■ MATERIAL TO PROCESS
-- Begin --
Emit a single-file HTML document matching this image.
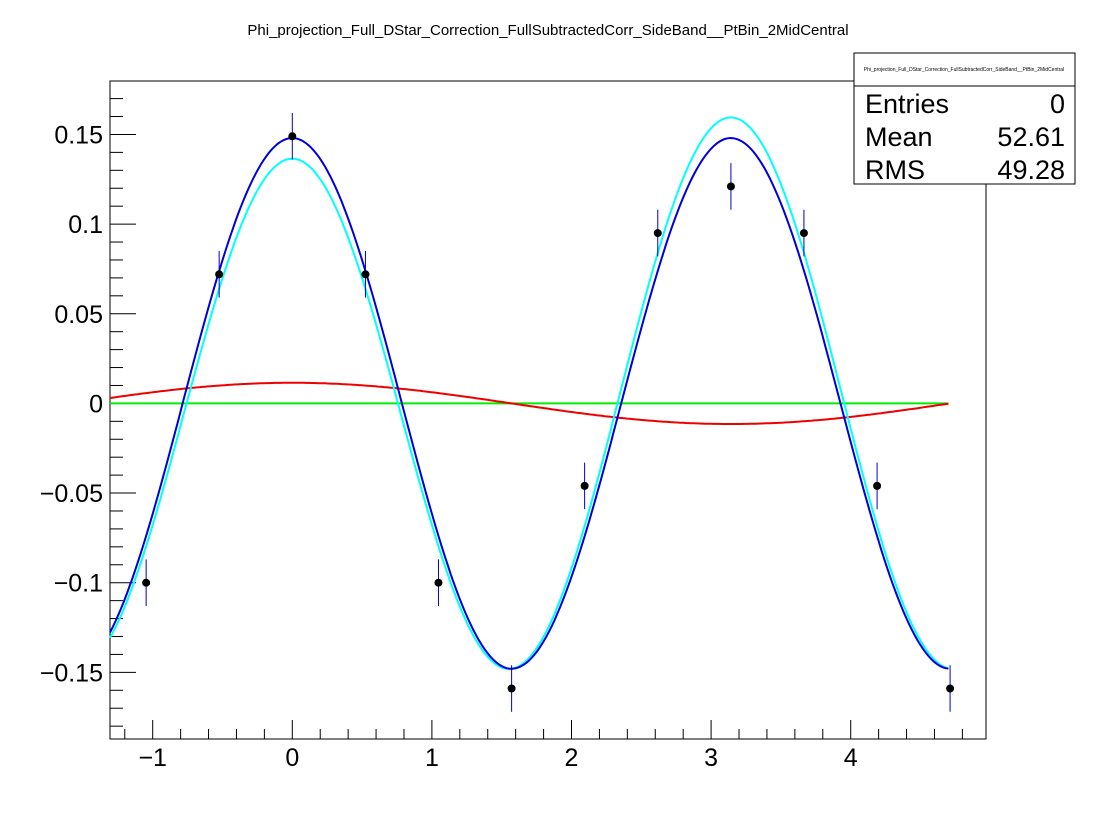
<!DOCTYPE html>
<html><head><meta charset="utf-8"><style>
body{margin:0;background:#fff;}
svg{display:block;font-family:"Liberation Sans",sans-serif;}
</style></head><body>
<svg id="c" width="1096" height="822">
<text x="548" y="35" font-size="15" text-anchor="middle">Phi_projection_Full_DStar_Correction_FullSubtractedCorr_SideBand__PtBin_2MidCentral</text>
<g id="plot"></g>
<g>
<rect x="854" y="53" width="221" height="131" fill="#fff" stroke="#000" stroke-width="1"/>
<line x1="854" y1="86" x2="1075" y2="86" stroke="#000"/>
<text x="964" y="71" font-size="5" text-anchor="middle">Phi_projection_Full_DStar_Correction_FullSubtractedCorr_SideBand__PtBin_2MidCentral</text>
<text x="865" y="113" font-size="27">Entries</text><text x="1065" y="113" font-size="27" text-anchor="end">0</text>
<text x="865" y="146" font-size="27">Mean</text><text x="1065" y="146" font-size="27" text-anchor="end">52.61</text>
<text x="865" y="179" font-size="27">RMS</text><text x="1065" y="179" font-size="27" text-anchor="end">49.28</text>
</g>
</svg>
<script>
const xs=[-1.047,-0.524,0,0.524,1.047,1.571,2.094,2.618,3.142,3.665,4.189,4.712];
const ys=[-0.100,0.072,0.149,0.072,-0.100,-0.159,-0.046,0.095,0.121,0.095,-0.046,-0.159];
const errs=[0.013,0.013,0.013,0.013,0.013,0.013,0.013,0.013,0.013,0.013,0.013,0.013];
const xTicks=[-1,0,1,2,3,4];
const yTicks=[-0.15,-0.1,-0.05,0,0.05,0.1,0.15];
const yLabels=["\u22120.15","\u22120.1","\u22120.05","0","0.05","0.1","0.15"];
const ampBlue=[0.148];
const ampRed=[0.0115];
const L=110,R=986,T=81,B=739;
const X=v=>292.3+v*139.6;
const Y=v=>403.4-v*1793;
const NS="http://www.w3.org/2000/svg";
const g=document.getElementById('plot');
function mk(t,a,p){const e=document.createElementNS(NS,t);for(const k in a)e.setAttribute(k,a[k]);(p||g).appendChild(e);return e;}
const frame=mk('rect',{x:L,y:T,width:R-L,height:B-T,fill:'none',stroke:'#000'});


for(let v=-1.2;v<=4.9;v+=0.2){const r=Math.round(v*10)/10;const maj=Math.abs(r-Math.round(r))<1e-6;
const t=mk('line',{x1:X(r),x2:X(r),y1:B,y2:B-(maj?19:10),stroke:'#000'});

}
xTicks.forEach(v=>{const t=mk('text',{x:X(v),y:766,'font-size':25,'text-anchor':'middle'});t.textContent=v<0?'\u2212'+(-v):String(v);

});
for(let i=-18;i<=17;i++){const v=i*0.01;const maj=i%5===0;
const t=mk('line',{x1:L,x2:L+(maj?26:13),y1:Y(v),y2:Y(v),stroke:'#000'});

}
yTicks.forEach((v,i)=>{const t=mk('text',{x:103,y:Y(v)+9,'font-size':25,'text-anchor':'end'});t.textContent=yLabels[i];

});
function curve(f,col,name,x0,x1){let d='';for(let i=0;i<=300;i++){const x=x0+(x1-x0)*i/300;d+=(i?'L':'M')+X(x).toFixed(1)+','+Y(f(x)).toFixed(1);}
const p=mk('path',{d:d,fill:'none',stroke:col,'stroke-width':2});

}
const x0=-1.306,x1=4.7;
curve(x=>0,'#00ee00','baseline-fit',x0,x1);
curve(x=>ampRed[0]*Math.cos(x),'#ee0000','red-fit',x0,x1);
curve(x=>ampBlue[0]*Math.cos(2*x)-ampRed[0]*Math.cos(x),'#00ffff','cyan-fit',x0,x1);
curve(x=>ampBlue[0]*Math.cos(2*x),'#0000dd','blue-fit',x0,x1);
xs.forEach((x,i)=>{
const e=mk('line',{x1:X(x),x2:X(x),y1:Y(ys[i]+errs[i]),y2:Y(ys[i]-errs[i]),stroke:'#0000cc','stroke-width':1});


const c=mk('circle',{cx:X(x),cy:Y(ys[i]),r:4,fill:'#000'});


});
</script>
</body></html>
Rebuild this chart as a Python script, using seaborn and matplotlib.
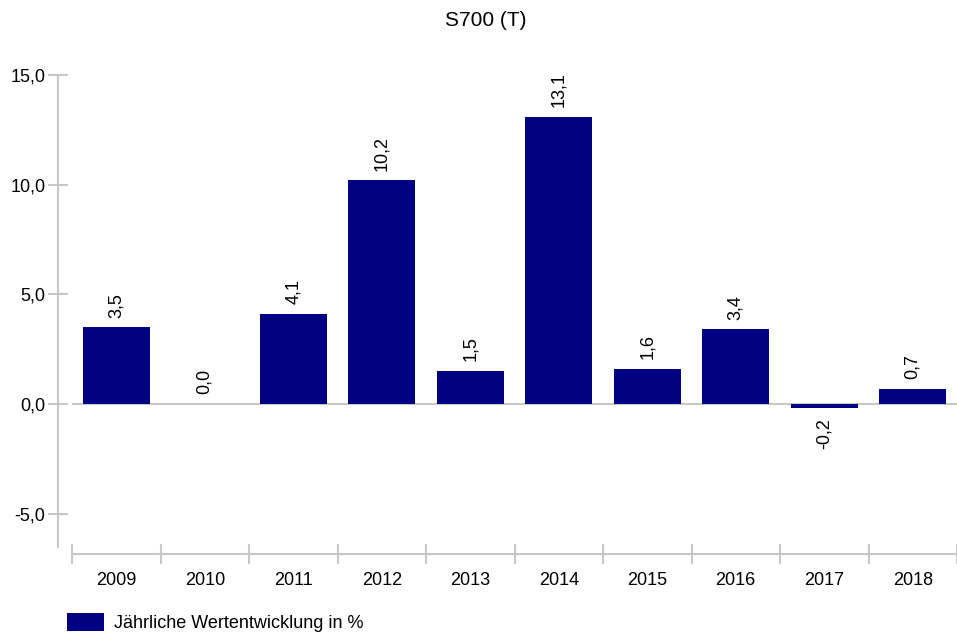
import matplotlib
matplotlib.use('Agg')
import matplotlib.pyplot as plt
import seaborn as sns

years = ['2009', '2010', '2011', '2012', '2013', '2014', '2015', '2016', '2017', '2018']
values = [3.5, 0.0, 4.1, 10.2, 1.5, 13.1, 1.6, 3.4, -0.2, 0.7]
y_ticks = [-5, 0, 5, 10, 15]
series_name = 'Jährliche Wertentwicklung in %'
title = 'S700 (T)'


def fmt(v):
    return f'{v:.1f}'.replace('.', ',')


def main():
    sns.set_style('white')
    plt.rcParams['font.family'] = ['Liberation Sans', 'DejaVu Sans']
    plt.rcParams['text.color'] = 'black'
    plt.rcParams['xtick.labelcolor'] = 'black'
    plt.rcParams['ytick.labelcolor'] = 'black'
    grey = '#c8c8c8'
    navy = '#000080'

    fig = plt.figure(figsize=(9.57, 6.34), dpi=100)
    ax = fig.add_axes([72 / 957, 1 - 546.6 / 634, 1 - 72 / 957, (546.6 - 75) / 634])

    sns.barplot(x=years, y=values, color=navy, saturation=1, width=0.76,
                linewidth=0, ax=ax, label=series_name)

    ax.set_xlim(-0.5, len(years) - 0.5)
    ax.set_ylim(-6.5, 15)
    ax.axhline(0, color=grey, lw=1.5, zorder=0)

    # value labels
    for i, v in enumerate(values):
        off = 7 if v >= 0 else -7
        ax.annotate(fmt(v), (i, v), xytext=(0, off), textcoords='offset points',
                    rotation=90, ha='center', va='bottom' if v >= 0 else 'top',
                    fontsize=13, color='black')

    # spines
    for s in ['top', 'right']:
        ax.spines[s].set_visible(False)
    ax.spines['left'].set_position(('outward', 10))
    ax.spines['left'].set_bounds(-6.5, 15)
    ax.spines['bottom'].set_position(('outward', 5))
    for s in ['left', 'bottom']:
        ax.spines[s].set_color(grey)
        ax.spines[s].set_linewidth(1.5)

    ax.set_yticks(y_ticks)
    ax.set_yticklabels([fmt(t) for t in y_ticks], fontsize=13)
    ax.tick_params(axis='y', direction='inout', length=14, width=1.5,
                   color=grey, pad=2, left=True)

    # category boundaries as major ticks, labels on minor ticks
    ax.set_xticks([i - 0.5 for i in range(len(years) + 1)])
    ax.set_xticklabels([])
    ax.set_xticks(range(len(years)), minor=True)
    ax.set_xticklabels(years, minor=True, fontsize=13)
    ax.tick_params(axis='x', which='major', direction='inout', length=14,
                   width=1.5, color=grey, bottom=True)
    ax.tick_params(axis='x', which='minor', length=0, pad=13)
    ax.set_xlabel('')
    ax.set_ylabel('')

    fig.text(486 / 957, 1 - 20 / 634, title, ha='center', va='center',
             fontsize=15, color='black')

    ax.legend(loc='upper left', bbox_to_anchor=(62 / 957, 1 - 608 / 634),
              bbox_transform=fig.transFigure, frameon=False, fontsize=13,
              handlelength=2.0, handleheight=1.1, handletextpad=0.6,
              borderaxespad=0, borderpad=0.3)

    fig.savefig('out.png', dpi=100)


if __name__ == '__main__':
    main()
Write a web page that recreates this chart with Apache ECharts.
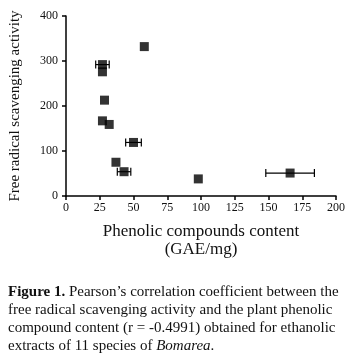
<!DOCTYPE html>
<html>
<head>
<meta charset="utf-8">
<script src="https://cdn.jsdelivr.net/npm/echarts@6/dist/echarts.min.js"></script>
<style>
  html, body { margin: 0; padding: 0; background: #fff; }
  #chart { width: 349px; height: 355px; }
</style>
</head>
<body>
<div id="chart"></div>
<script>
// phenolic content (GAE/mg) per species
const phenolic = [58, 27, 27, 28.5, 27, 32, 50, 37, 43, 98, 166]
// free radical scavenging activity
const scavenging = [332, 292, 276, 213, 167, 159, 119, 75, 54, 38, 51]
// horizontal error (+/-) on phenolic content
const phenolicErr = [0, 5, 0, 0, 0, 0, 5.8, 0, 5, 0, 18]

const xTicks = [0, 25, 50, 75, 100, 125, 150, 175, 200]
const yTicks = [0, 100, 200, 300, 400]

const serif = "Liberation Serif"

const points = phenolic.map((x, i) => [x, scavenging[i]])
const errData = phenolic.map((x, i) => [x - phenolicErr[i], x + phenolicErr[i], scavenging[i]])

const myChart = echarts.init(document.getElementById("chart"))

const option = {
  animation: false,
  backgroundColor: "#fff",
  title: {
    left: 3,
    top: 278,
    text:
      "{b|Figure 1.} Pearson’s correlation coefficient between the\n" +
      "free radical scavenging activity and the plant phenolic\n" +
      "compound content (r = -0.4991) obtained for ethanolic\n" +
      "extracts of 11 species of {i|Bomarea}.",
    textStyle: {
      fontFamily: serif,
      fontSize: 15,
      lineHeight: 18,
      color: "#111",
      fontWeight: "normal",
      rich: {
        b: { fontFamily: serif, fontSize: 15, fontWeight: "bold", color: "#111", lineHeight: 18 },
        i: { fontFamily: serif, fontSize: 15, fontStyle: "italic", color: "#111", lineHeight: 18 }
      }
    }
  },
  grid: {
    left: 65,
    right: 13,
    top: 16,
    bottom: 159
  },
  xAxis: {
    type: "value",
    min: 0,
    max: 200,
    interval: 25,
    name: "Phenolic compounds content\n(GAE/mg)",
    nameLocation: "middle",
    nameGap: 27,
    nameTextStyle: {
      fontFamily: serif,
      fontSize: 17,
      lineHeight: 18,
      color: "#111"
    },
    axisLine: { show: true, lineStyle: { color: "#000", width: 1.5 } },
    axisTick: { show: true, length: 4, lineStyle: { color: "#000", width: 1.5 } },
    axisLabel: {
      fontFamily: serif,
      fontSize: 12,
      color: "#111",
      margin: 6,
      formatter: v => (xTicks.includes(v) ? String(v) : "")
    },
    splitLine: { show: false }
  },
  yAxis: {
    type: "value",
    min: 0,
    max: 400,
    interval: 100,
    name: "Free radical scavenging activity",
    nameLocation: "middle",
    nameGap: 43,
    nameTextStyle: {
      fontFamily: serif,
      fontSize: 15,
      color: "#111"
    },
    axisLine: { show: true, lineStyle: { color: "#000", width: 1.5 } },
    axisTick: { show: true, length: 4, lineStyle: { color: "#000", width: 1.5 } },
    axisLabel: {
      fontFamily: serif,
      fontSize: 12,
      color: "#111",
      margin: 8,
      formatter: v => (yTicks.includes(v) ? String(v) : "")
    },
    splitLine: { show: false }
  },
  series: [
    {
      // error bars
      type: "custom",
      z: 1,
      data: errData,
      renderItem: function (params, api) {
        const lo = api.coord([api.value(0), api.value(2)])
        const hi = api.coord([api.value(1), api.value(2)])
        if (hi[0] - lo[0] < 1) return null
        const cap = 4
        const style = { stroke: "#000", lineWidth: 1.2 }
        return {
          type: "group",
          children: [
            { type: "line", shape: { x1: lo[0], y1: lo[1], x2: hi[0], y2: hi[1] }, style },
            { type: "line", shape: { x1: lo[0], y1: lo[1] - cap, x2: lo[0], y2: lo[1] + cap }, style },
            { type: "line", shape: { x1: hi[0], y1: hi[1] - cap, x2: hi[0], y2: hi[1] + cap }, style }
          ]
        }
      }
    },
    {
      type: "scatter",
      z: 2,
      symbol: "rect",
      symbolSize: 9,
      itemStyle: { color: "#000" },
      data: points
    }
  ]
}
myChart.setOption(option, true)
</script>
</body>
</html>
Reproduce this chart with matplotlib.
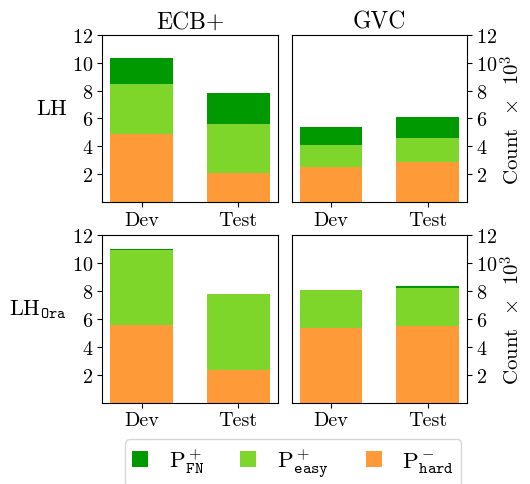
-- End --
■ GOAL
Repeat exactly the stretch of lines that opens with the line containing "Rebuild this chart" and closes with the line containing "ax = fig.add_axes([72". Leave the pictures out, and add nothing.

■ FINAL RESULT
Rebuild this chart as a Python script, using seaborn and matplotlib.
import matplotlib
matplotlib.use('Agg')
import matplotlib.pyplot as plt
import seaborn as sns

years = ['2009', '2010', '2011', '2012', '2013', '2014', '2015', '2016', '2017', '2018']
values = [3.5, 0.0, 4.1, 10.2, 1.5, 13.1, 1.6, 3.4, -0.2, 0.7]
y_ticks = [-5, 0, 5, 10, 15]
series_name = 'Jährliche Wertentwicklung in %'
title = 'S700 (T)'


def fmt(v):
    return f'{v:.1f}'.replace('.', ',')


def main():
    sns.set_style('white')
    plt.rcParams['font.family'] = ['Liberation Sans', 'DejaVu Sans']
    plt.rcParams['text.color'] = 'black'
    plt.rcParams['xtick.labelcolor'] = 'black'
    plt.rcParams['ytick.labelcolor'] = 'black'
    grey = '#c8c8c8'
    navy = '#000080'

    fig = plt.figure(figsize=(9.57, 6.34), dpi=100)
    ax = fig.add_axes([72 / 957, 1 - 546.6 / 634, 1 - 72 / 957, (546.6 - 75) / 634])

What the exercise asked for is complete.